Turkey’s 1999 Kocaeli earthquake killed 17,000 people, thousands of them simply because they were in seismically unsound buildings. This year, the design firm Arup built Istanbul’s airport—the emergency gateway in any future quake—to withstand an 8.0-magnitude earthquake (the Kocaeli was a 7.4). The building’s resilience comes from 300 rubber-and-steel springs called seismic isolators, typically 12 to 60 inches long, that allow for horizontal movement in the layer between ground and building. Each isolator’s two curved plates, with a bearing in the middle, allows the structure to shift during an earthquake without cracking. The number of isolators, as well as the amount of testing—14 different earthquake scenarios tested the building in hundredth-of-a-second intervals—is unprecedented. Finished in an astonishing 18 months, the airport is the largest earthquake-ready structure in the world.
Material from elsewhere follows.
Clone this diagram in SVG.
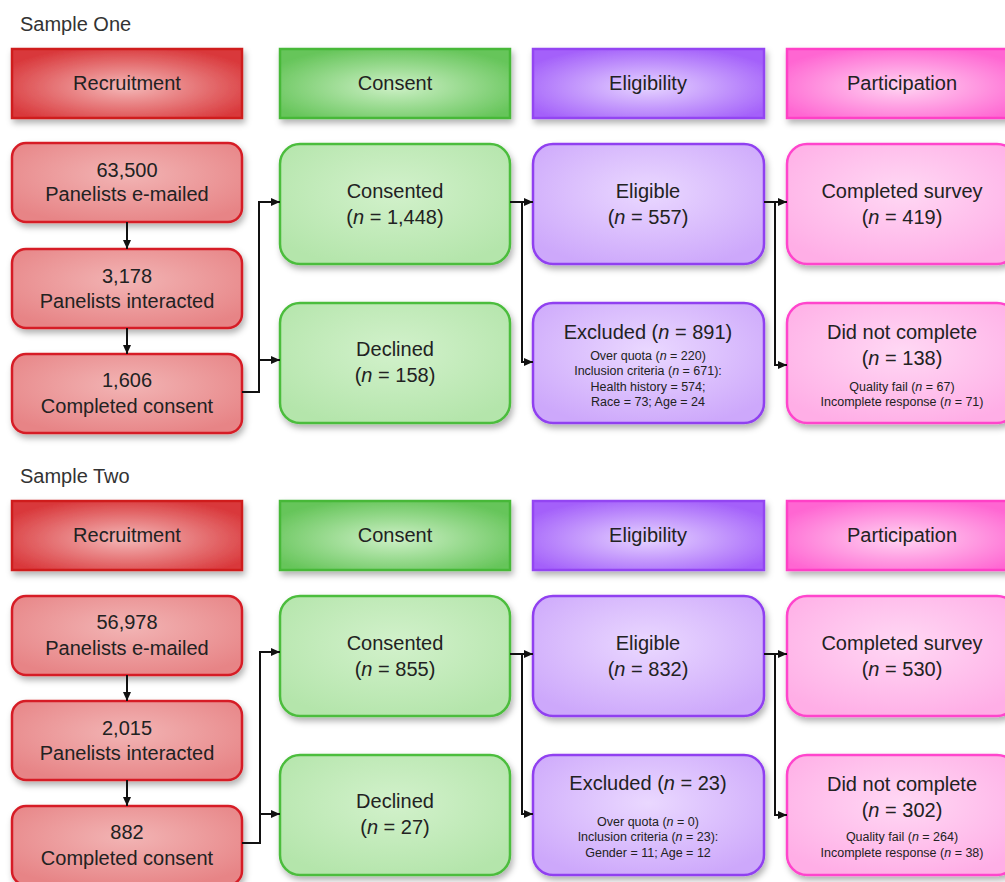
<svg xmlns="http://www.w3.org/2000/svg" width="1005" height="882" viewBox="0 0 1005 882">
<defs>
<style>
text{font-family:"Liberation Sans",Arial,sans-serif;fill:#222;text-anchor:middle}
.title{font-size:20px;text-anchor:start;fill:#333}
.hd{font-size:20px}
.t{font-size:20px}
.s{font-size:12.5px}
.i{font-style:italic}
.hr{fill:url(#gHr);stroke:#cf1a1e;stroke-width:2.5}
.hg{fill:url(#gHg);stroke:#46b838;stroke-width:2.5}
.hp{fill:url(#gHp);stroke:#9344f2;stroke-width:2.5}
.hk{fill:url(#gHk);stroke:#ff3fc6;stroke-width:2.5}
.br{fill:url(#gBr);stroke:#d61f27;stroke-width:2.5}
.bg{fill:url(#gBg);stroke:#4cbd3d;stroke-width:2.5}
.bp{fill:url(#gBp);stroke:#9040f0;stroke-width:2.5}
.bk{fill:url(#gBk);stroke:#ff44cc;stroke-width:2.5}
.c{fill:none;stroke:#111;stroke-width:2}
.a{marker-end:url(#arr)}
</style>
<filter id="sh" x="-10%" y="-10%" width="125%" height="130%">
<feDropShadow dx="2" dy="4" stdDeviation="3" flood-color="#000" flood-opacity="0.3"/>
</filter>
<radialGradient id="gHr" cx="0.5" cy="0.55" r="0.6"><stop offset="0" stop-color="#f4b8b8"/><stop offset="1" stop-color="#d9383b"/></radialGradient>
<radialGradient id="gHg" cx="0.5" cy="0.55" r="0.6"><stop offset="0" stop-color="#cdf0c6"/><stop offset="1" stop-color="#66c55a"/></radialGradient>
<radialGradient id="gHp" cx="0.5" cy="0.55" r="0.6"><stop offset="0" stop-color="#e6d4ff"/><stop offset="1" stop-color="#a461fa"/></radialGradient>
<radialGradient id="gHk" cx="0.5" cy="0.55" r="0.6"><stop offset="0" stop-color="#ffd4f2"/><stop offset="1" stop-color="#ff66d2"/></radialGradient>
<radialGradient id="gBr" cx="0.5" cy="0.4" r="0.65"><stop offset="0" stop-color="#f2b4b4"/><stop offset="1" stop-color="#e78486"/></radialGradient>
<radialGradient id="gBg" cx="0.5" cy="0.4" r="0.65"><stop offset="0" stop-color="#d2f1cb"/><stop offset="1" stop-color="#b4e5ab"/></radialGradient>
<radialGradient id="gBp" cx="0.5" cy="0.4" r="0.65"><stop offset="0" stop-color="#ead8ff"/><stop offset="1" stop-color="#cda8fb"/></radialGradient>
<radialGradient id="gBk" cx="0.5" cy="0.4" r="0.65"><stop offset="0" stop-color="#ffd8f4"/><stop offset="1" stop-color="#ffaee6"/></radialGradient>
<marker id="arr" viewBox="0 0 9 8" refX="9" refY="4" markerWidth="9" markerHeight="8" markerUnits="userSpaceOnUse" orient="auto"><path d="M0,0 L9,4 L0,8 z" fill="#111"/></marker>
</defs>
<rect width="1005" height="882" fill="#fff"/>

<g id="sample-one">
<text class="title" x="20" y="31">Sample One</text>
<g id="s1-h-recruitment"><rect class="hr" filter="url(#sh)" x="12" y="49" width="230" height="69"/><text class="hd" x="127" y="90">Recruitment</text></g>
<g id="s1-h-consent"><rect class="hg" filter="url(#sh)" x="280" y="49" width="230" height="69"/><text class="hd" x="395" y="90">Consent</text></g>
<g id="s1-h-eligibility"><rect class="hp" filter="url(#sh)" x="533" y="49" width="231" height="69"/><text class="hd" x="648" y="90">Eligibility</text></g>
<g id="s1-h-participation"><rect class="hk" filter="url(#sh)" x="787" y="49" width="230" height="69"/><text class="hd" x="902" y="90">Participation</text></g>

<g id="s1-emailed"><rect class="br" filter="url(#sh)" x="12" y="143" width="230" height="79" rx="14"/><text class="t" x="127" y="177">63,500</text><text class="t" x="127" y="201">Panelists e-mailed</text></g>
<g id="s1-interacted"><rect class="br" filter="url(#sh)" x="12" y="249" width="230" height="79" rx="14"/><text class="t" x="127" y="283">3,178</text><text class="t" x="127" y="308">Panelists interacted</text></g>
<g id="s1-completed-consent"><rect class="br" filter="url(#sh)" x="12" y="354" width="230" height="79" rx="14"/><text class="t" x="127" y="387">1,606</text><text class="t" x="127" y="413">Completed consent</text></g>

<g id="s1-consented"><rect class="bg" filter="url(#sh)" x="280" y="144" width="230" height="120" rx="20"/><text class="t" x="395" y="198">Consented</text><text class="t" x="395" y="224">(<tspan class="i">n</tspan> = 1,448)</text></g>
<g id="s1-declined"><rect class="bg" filter="url(#sh)" x="280" y="303" width="230" height="120" rx="20"/><text class="t" x="395" y="356">Declined</text><text class="t" x="395" y="382">(<tspan class="i">n</tspan> = 158)</text></g>

<g id="s1-eligible"><rect class="bp" filter="url(#sh)" x="533" y="144" width="231" height="120" rx="20"/><text class="t" x="648" y="198">Eligible</text><text class="t" x="648" y="224">(<tspan class="i">n</tspan> = 557)</text></g>
<g id="s1-excluded"><rect class="bp" filter="url(#sh)" x="533" y="303" width="231" height="120" rx="20"/><text class="t" x="648" y="339">Excluded (<tspan class="i">n</tspan> = 891)</text>
<text class="s" x="648" y="360">Over quota (<tspan class="i">n</tspan> = 220)</text>
<text class="s" x="648" y="375">Inclusion criteria (<tspan class="i">n</tspan> = 671):</text>
<text class="s" x="648" y="391">Health history = 574;</text>
<text class="s" x="648" y="406">Race = 73; Age = 24</text></g>

<g id="s1-completed-survey"><rect class="bk" filter="url(#sh)" x="787" y="144" width="230" height="120" rx="20"/><text class="t" x="902" y="198">Completed survey</text><text class="t" x="902" y="224">(<tspan class="i">n</tspan> = 419)</text></g>
<g id="s1-not-complete"><rect class="bk" filter="url(#sh)" x="787" y="303" width="230" height="120" rx="20"/><text class="t" x="902" y="339">Did not complete</text><text class="t" x="902" y="365">(<tspan class="i">n</tspan> = 138)</text>
<text class="s" x="902" y="391">Quality fail (<tspan class="i">n</tspan> = 67)</text>
<text class="s" x="902" y="406">Incomplete response (<tspan class="i">n</tspan> = 71)</text></g>
</g>

<g id="sample-two">
<text class="title" x="20" y="483">Sample Two</text>
<g id="s2-h-recruitment"><rect class="hr" filter="url(#sh)" x="12" y="501" width="230" height="69"/><text class="hd" x="127" y="542">Recruitment</text></g>
<g id="s2-h-consent"><rect class="hg" filter="url(#sh)" x="280" y="501" width="230" height="69"/><text class="hd" x="395" y="542">Consent</text></g>
<g id="s2-h-eligibility"><rect class="hp" filter="url(#sh)" x="533" y="501" width="231" height="69"/><text class="hd" x="648" y="542">Eligibility</text></g>
<g id="s2-h-participation"><rect class="hk" filter="url(#sh)" x="787" y="501" width="230" height="69"/><text class="hd" x="902" y="542">Participation</text></g>

<g id="s2-emailed"><rect class="br" filter="url(#sh)" x="12" y="596" width="230" height="79" rx="14"/><text class="t" x="127" y="629">56,978</text><text class="t" x="127" y="655">Panelists e-mailed</text></g>
<g id="s2-interacted"><rect class="br" filter="url(#sh)" x="12" y="701" width="230" height="79" rx="14"/><text class="t" x="127" y="735">2,015</text><text class="t" x="127" y="760">Panelists interacted</text></g>
<g id="s2-completed-consent"><rect class="br" filter="url(#sh)" x="12" y="806" width="230" height="79" rx="14"/><text class="t" x="127" y="839">882</text><text class="t" x="127" y="865">Completed consent</text></g>

<g id="s2-consented"><rect class="bg" filter="url(#sh)" x="280" y="596" width="230" height="120" rx="20"/><text class="t" x="395" y="650">Consented</text><text class="t" x="395" y="676">(<tspan class="i">n</tspan> = 855)</text></g>
<g id="s2-declined"><rect class="bg" filter="url(#sh)" x="280" y="755" width="230" height="120" rx="20"/><text class="t" x="395" y="808">Declined</text><text class="t" x="395" y="834">(<tspan class="i">n</tspan> = 27)</text></g>

<g id="s2-eligible"><rect class="bp" filter="url(#sh)" x="533" y="596" width="231" height="120" rx="20"/><text class="t" x="648" y="650">Eligible</text><text class="t" x="648" y="676">(<tspan class="i">n</tspan> = 832)</text></g>
<g id="s2-excluded"><rect class="bp" filter="url(#sh)" x="533" y="755" width="231" height="120" rx="20"/><text class="t" x="648" y="790">Excluded (<tspan class="i">n</tspan> = 23)</text>
<text class="s" x="648" y="826">Over quota (<tspan class="i">n</tspan> = 0)</text>
<text class="s" x="648" y="841">Inclusion criteria (<tspan class="i">n</tspan> = 23):</text>
<text class="s" x="648" y="857">Gender = 11; Age = 12</text></g>

<g id="s2-completed-survey"><rect class="bk" filter="url(#sh)" x="787" y="596" width="230" height="120" rx="20"/><text class="t" x="902" y="650">Completed survey</text><text class="t" x="902" y="676">(<tspan class="i">n</tspan> = 530)</text></g>
<g id="s2-not-complete"><rect class="bk" filter="url(#sh)" x="787" y="755" width="230" height="120" rx="20"/><text class="t" x="902" y="791">Did not complete</text><text class="t" x="902" y="817">(<tspan class="i">n</tspan> = 302)</text>
<text class="s" x="902" y="841">Quality fail (<tspan class="i">n</tspan> = 264)</text>
<text class="s" x="902" y="857">Incomplete response (<tspan class="i">n</tspan> = 38)</text></g>
</g>

<g id="connectors">
<path class="c a" d="M127,222 V249"/>
<path class="c a" d="M127,328 V354"/>
<path class="c a" d="M242,392 H259 V202 H280"/>
<path class="c a" d="M259,360 H280"/>
<path class="c a" d="M510,202 H533"/>
<path class="c a" d="M522,202 V362 H533"/>
<path class="c a" d="M764,202 H787"/>
<path class="c a" d="M775,202 V365 H787"/>

<path class="c a" d="M127,675 V701"/>
<path class="c a" d="M127,780 V806"/>
<path class="c a" d="M242,843 H260 V652 H280"/>
<path class="c a" d="M260,814 H280"/>
<path class="c a" d="M510,654 H533"/>
<path class="c a" d="M522,654 V814 H533"/>
<path class="c a" d="M764,654 H787"/>
<path class="c a" d="M775,654 V815 H787"/>
</g>
</svg>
You guys really don't do a lot of research for these projects. Or maybe there just aren't many contenders. Seismic damping is not new. And would you bet your life on an engineer's product that failed as miserably as the millennium bridge? I may sound like a cynic, but mass media seems geared towards trying to amaze people rather than provide real human accomplishments.
Right fritz91, because building a huge structure that could save lives is a totally worthless thing to do. If there's an earthquake, why don't you go stand in a parking garage and see if you change your mind. Bravo to the guys who built this awesome airport by the way!
fritz91, you're an idiot. This article isn't about the seismic damping. This article is about making the largest earthquake-ready structure in the world. Did you care not to read that part, or are you just stupid? Only a fool would think this not an accomplishment.
18 months, holy crap. I used to live there, and I've seen a regular old apartment building take five years to build. Good for them.